President Bola Tinubu will reshuffle his cabinet, his spokesperson, Bayo Onanuga and the Senior Special Assistant to the President on Digital/New Media, Mr. O’Tega Ogra, have said.
The duo who addressed the media on Wednesday, did not, however, say when and those to be affected in the reshuffling of the cabinet.
The GUARDIAN reports that those to be likely affected include Chief of Staff, Femi Gbajabiamila who may be replaced with former Minister of Works, Babtunde Fashola.
Onanuga said the reshuffling of the cabinet.will be carried out after a report of the individual I assessed, adding that it would be based on the empirical evidence from performance reports the President has received in the past months.
According to The Guardian reports, the Ministry of Humanitarian Affairs and Disaster Management and others would be scrapped while others would be split.
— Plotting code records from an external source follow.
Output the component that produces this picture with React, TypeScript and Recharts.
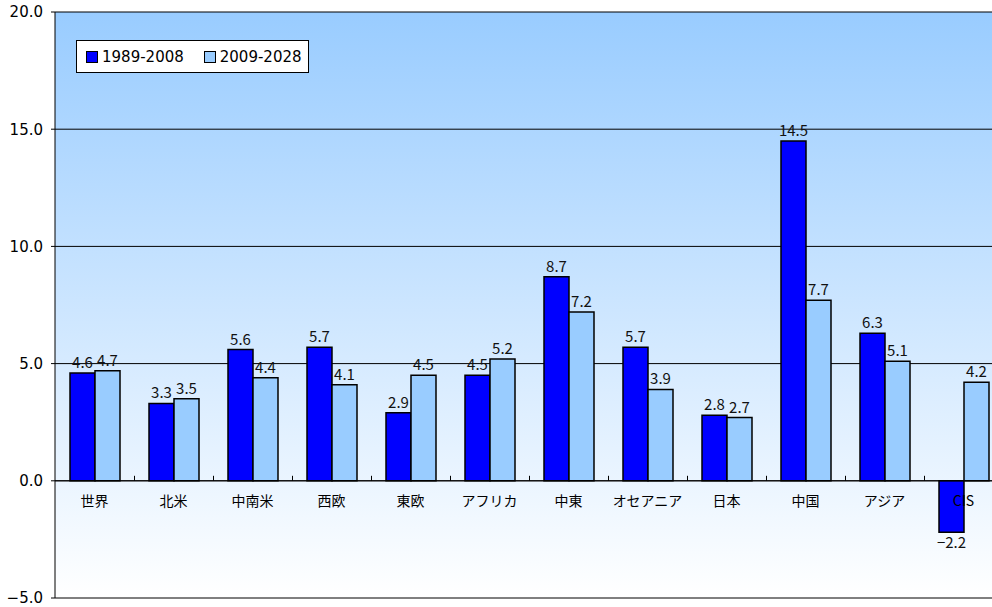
import React from 'react';
import {
  BarChart,
  Bar,
  XAxis,
  YAxis,
  CartesianGrid,
  ReferenceLine,
  LabelList,
} from 'recharts';

// 地域別の年平均成長率（%）
const REGIONS = ['世界', '北米', '中南米', '西欧', '東欧', 'アフリカ', '中東', 'オセアニア', '日本', '中国', 'アジア', 'CIS'];
const PAST = [4.6, 3.3, 5.6, 5.7, 2.9, 4.5, 8.7, 5.7, 2.8, 14.5, 6.3, -2.2];
const FUTURE = [4.7, 3.5, 4.4, 4.1, 4.5, 5.2, 7.2, 3.9, 2.7, 7.7, 5.1, 4.2];
const SERIES_NAMES = ['1989-2008', '2009-2028'];
const Y_TICKS = [-5, 0, 5, 10, 15, 20];

const data = REGIONS.map((name, i) => ({ name, past: PAST[i], future: FUTURE[i] }));

// チャートの寸法（プロット領域は画像の右端からはみ出している）
const W = 1005;
const H = 607;
const TOP = 12;
const LEFT = 55;
const RIGHT = 2;
const BOTTOM = 8;
const X_AXIS_H = 1;
const PLOT_H = H - TOP - BOTTOM - X_AXIS_H;
const PLOT_W = W - LEFT - RIGHT;
const BAND = PLOT_W / REGIONS.length;
const Y_MIN = -5;
const Y_MAX = 20;
const ZERO_Y = TOP + (PLOT_H * Y_MAX) / (Y_MAX - Y_MIN);

const fmt = (v: number) => v.toFixed(1).replace('-', '−');
const JP_FONT = '"Noto Sans CJK JP", "Noto Sans", sans-serif';

function CategoryTick({ x, payload }: any) {
  return (
    <text x={x} y={ZERO_Y + 25} textAnchor="middle" fontSize={14} fill="#000" fontFamily={JP_FONT}>
      {payload.value}
    </text>
  );
}

// カテゴリ境界の目盛り（ゼロ線から上向きの短い線）
function BoundaryStub(props: any) {
  const x = Math.round(props.x1 - BAND / 2) + 0.5;
  return <path d={`M${x},${ZERO_Y - 5}L${x},${ZERO_Y}`} stroke="#000" strokeWidth={1} fill="none" />;
}

function LegendBox() {
  const item = (color: string, label: string) => (
    <span style={{ display: 'inline-flex', alignItems: 'center', marginRight: 20 }}>
      <span
        style={{
          display: 'inline-block',
          width: 10,
          height: 10,
          background: color,
          border: '1px solid #000',
          marginRight: 4,
        }}
      />
      {label}
    </span>
  );
  return (
    <div
      style={{
        position: 'absolute',
        left: 76,
        top: 40,
        width: 222,
        height: 31,
        border: '1px solid #000',
        background: '#fff',
        display: 'flex',
        alignItems: 'center',
        paddingLeft: 9,
        fontFamily: '"DejaVu Sans", sans-serif',
        fontSize: 15,
        color: '#000',
        whiteSpace: 'nowrap',
      }}
    >
      {item('#0000ff', SERIES_NAMES[0])}
      {item('#99ccff', SERIES_NAMES[1])}
    </div>
  );
}

export default function App() {
  return (
    <div style={{ position: 'absolute', left: 0, top: 0, width: 992, height: 607, overflow: 'hidden', background: '#fff' }}>
      <BarChart
        width={W}
        height={H}
        data={data}
        margin={{ top: TOP, right: RIGHT, bottom: BOTTOM, left: 0 }}
        barGap={0}
        barSize={25}
      >
        <defs>
          <linearGradient id="plotBg" x1="0" y1="0" x2="0" y2="1">
            <stop offset="0%" stopColor="#99ccff" />
            <stop offset="100%" stopColor="#ffffff" />
          </linearGradient>
        </defs>
        <CartesianGrid vertical={false} stroke="#000" fill="url(#plotBg)" fillOpacity={1} />
        <XAxis
          dataKey="name"
          height={X_AXIS_H}
          axisLine={false}
          tickLine={false}
          interval={0}
          tick={<CategoryTick />}
        />
        <YAxis
          width={LEFT}
          domain={[Y_MIN, Y_MAX]}
          ticks={Y_TICKS}
          interval={0}
          tickFormatter={fmt}
          axisLine={{ stroke: '#000' }}
          tickLine={{ stroke: '#000' }}
          tickSize={4}
          tickMargin={8}
          tick={{ fill: '#000', fontSize: 15, fontFamily: '"DejaVu Sans", sans-serif' }}
        />
        <ReferenceLine y={0} stroke="#000" />
        {REGIONS.slice(1).map((r) => (
          <ReferenceLine key={r} x={r} stroke="#000" shape={<BoundaryStub />} />
        ))}
        <Bar dataKey="past" name={SERIES_NAMES[0]} fill="#0000ff" stroke="#000" strokeWidth={1.5} isAnimationActive={false}>
          <LabelList dataKey="past" position="top" offset={5} formatter={fmt} fill="#111" fontSize={15} fontFamily={JP_FONT} />
        </Bar>
        <Bar dataKey="future" name={SERIES_NAMES[1]} fill="#99ccff" stroke="#000" strokeWidth={1.5} isAnimationActive={false}>
          <LabelList dataKey="future" position="top" offset={5} formatter={fmt} fill="#111" fontSize={15} fontFamily={JP_FONT} />
        </Bar>
      </BarChart>
      <LegendBox />
    </div>
  );
}
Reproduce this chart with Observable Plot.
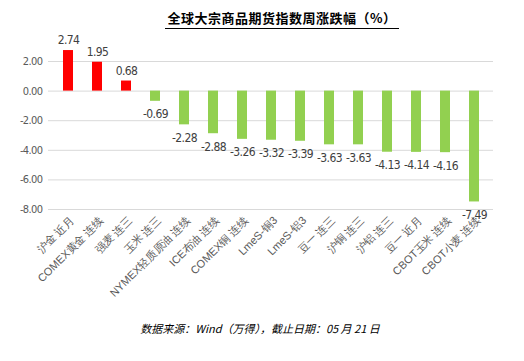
<!DOCTYPE html>
<html><head><meta charset="utf-8">
<script src="https://cdn.jsdelivr.net/npm/d3@7"></script>
<script src="https://cdn.jsdelivr.net/npm/@observablehq/plot@0.6"></script>
<style>
body{margin:0;background:#fff;}
#wrap{position:relative;width:524px;height:361px;overflow:hidden;}
#title{position:absolute;left:0;width:564px;top:8px;text-align:center;font:bold 13px "Noto Sans CJK SC",sans-serif;color:#000;letter-spacing:0.5px;}
#title span{border-bottom:1.5px solid #000;padding:0 2px 1px 2px;}
#cap{position:absolute;left:0;width:520px;top:320px;text-align:center;font:italic 11px "Noto Sans CJK SC",sans-serif;color:#000;}
g.num text{font-stretch:condensed;letter-spacing:-0.6px;}
</style></head>
<body><div id="wrap"><div id="title"><span>全球大宗商品期货指数周涨跌幅（%）</span></div><div id="chart"></div><div id="cap">数据来源：Wind（万得），截止日期：05 月 21 日</div></div>
<script>
const categories = ["沪金 近月","COMEX黄金 连续","强麦 连三","玉米 连三","NYMEX轻质原油 连续","ICE布油 连续","COMEX铜 连续","LmeS-铜3","LmeS-铝3","豆一 连三","沪铜 连三","沪铝 连三","豆一 近月","CBOT玉米 连续","CBOT小麦 连续"];
const values = [2.74,1.95,0.68,-0.69,-2.28,-2.88,-3.26,-3.32,-3.39,-3.63,-3.63,-4.13,-4.14,-4.16,-7.49];
const yTicks = [2,0,-2,-4,-6,-8];
const data = categories.map((c,i)=>({c, v: values[i]}));
const font = '"DejaVu Sans","Liberation Sans",Arial,sans-serif';
const chart = Plot.plot({
  width: 524, height: 361,
  marginLeft: 48, marginRight: 31, marginTop: 61, marginBottom: 152,
  style: {fontFamily: font, fontSize: "11px", color: "#595959", background: "transparent"},
  x: {domain: categories, paddingInner: 0.66, paddingOuter: 0.33, align: 0.5},
  y: {domain: [-8, 2], ticks: yTicks},
  marks: [
    Plot.gridY(yTicks, {stroke: "#D9D9D9", strokeOpacity: 1, strokeWidth: 1}),
    Plot.axisY(yTicks, {tickSize: 0, tickPadding: 6, tickFormat: d => d.toFixed(2), label: null, fontSize: 11, fill: "#595959", className: "num"}),
    Plot.axisX({tickSize: 0, tickRotate: -45, tickPadding: 9, label: null, fontSize: 11, fill: "#595959", dx: 4, fontFamily: '"Liberation Sans",Arial,sans-serif'}),
    Plot.barY(data, {x: "c", y: "v", fill: d => d.v >= 0 ? "#FF0000" : "#92D050"}),
    Plot.text(data, {x: "c", y: "v", text: d => String(d.v), fill: "#404040", fontSize: 12,
      filter: d => d.v >= 0, dy: -10, className: "num"}),
    Plot.text(data, {x: "c", y: "v", text: d => String(d.v), fill: "#404040", fontSize: 12,
      filter: d => d.v < 0, dy: 13, className: "num"})
  ]
});
document.getElementById("chart").appendChild(chart);
</script></body></html>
The ministers likely to be removed according to the reports, are Communications, Innovation and Digital Economy, Bosun Tijani; Environment and Ecological Management, Ishahk Salaco; budget and economic Planning, Atiku bagudu; Industry, Trade and Investment, doris Anite; Interior, Olubunmi Tunji-Ojo, among others.
He said although there is no stated time for the impending reshuffle, the president has “expressed his desire” to do it. Let me tell you, I don’t have any timeline. The President has expressed his desire to reshuffle his cabinet, and he will do it.
“I don’t know whether he’s going to do it before October 1, but he will surely do it. So that’s what I will say. He has not given us any timeline when he wants to do it, but he will do it. He has expressed his plan that he wants to do it.”
Mr. Ogra said the reports presented by the Special Adviser to the President on Policy Coordination, Hadiza Bala-Usman. Bala-Usman also heads the Central Delivery Coordination Unit and would determine who among the ministers would stay or leave the cabinet.
“The President had said when he was speaking at the retreat for the ministers that they were going to have periodic reviews and the decisions that are extracted from these reviews will be used to make that final decision.
“I know he has gotten a couple of reports, and as Mr. Onanuga said, when he is ready to do that, he will.”
Tinubu has been facing increasing pressure from within and outside his party, the All Progressives Congress, to sack underperforming ministers in his cabinet.
It would be recalled that ten months ago, warned against underperformance about 10 months ago, the cabinet remained largely intact, save for the suspension of Dr. Betta Edu, the Minister of Humanitarian Affairs and Poverty Alleviation.
After a three-day retreat for cabinet members and presidential aides, Tinubu set up a Central Delivery Coordination Unit headed by Mrs. Hadiza Bala-Usman, that would measure the performance of ministers and other top government officials.
The president said their performance would determine who would leave or remain.
“If you are performing, there is nothing to fear. If you miss the objective, we’ll review it. If no performance, you leave us. No one is an island and the buck stops on my desk,” the President told participants.”